Rice husk-derived Mn3O4/manganese silicate/C nanostructured composites for high-performance hybrid supercapacitors

Abstract

Rice husks (RHs) rich in carbon and silicon elements are one of the worldwide abundant agricultural residues, and they can be a useful source of active materials for energy storage. However, most of the previous research studies concentrated on the use of one of the elements such as carbon or silicon. In order to fully recycle RHs, here, we report a novel hydrothermal process to develop Mn₃O₄/manganese silicate/C nanostructured composites using RHs as the raw materials. The as-prepared materials possess well- developed porosity with a high specific surface area because of the biomass-derived carbon.

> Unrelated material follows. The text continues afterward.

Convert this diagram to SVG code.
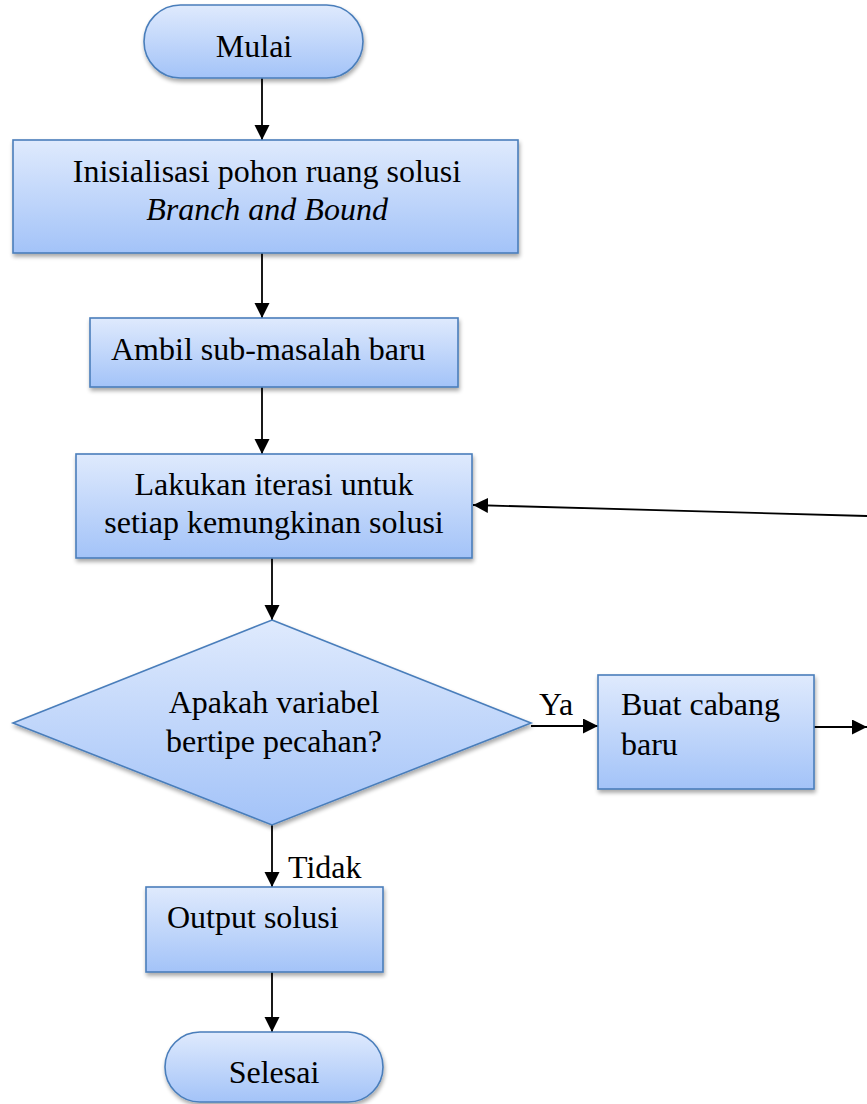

The unique structure endows the nanocomposite with desired electrolyte wettability and fast absorbance/desorbance for electrolyte ions. The active materials exhibit excellent performance, with a good capacitance of 108 F g⁻¹ at 1 A g⁻¹ as well as excellent cycling behavior with a retention of 82% after 8400 cycles as a supercapacitor electrode. In addition, the flexible solid-state hybrid supercapacitor (c-MnSi-2//Ni(OH)₂) thus derived realizes a maximum energy density of 13.3 W h kg⁻¹ at the corresponding power density of 103.9 W kg⁻¹ and a capacity retention of 81% after 5000 cycles.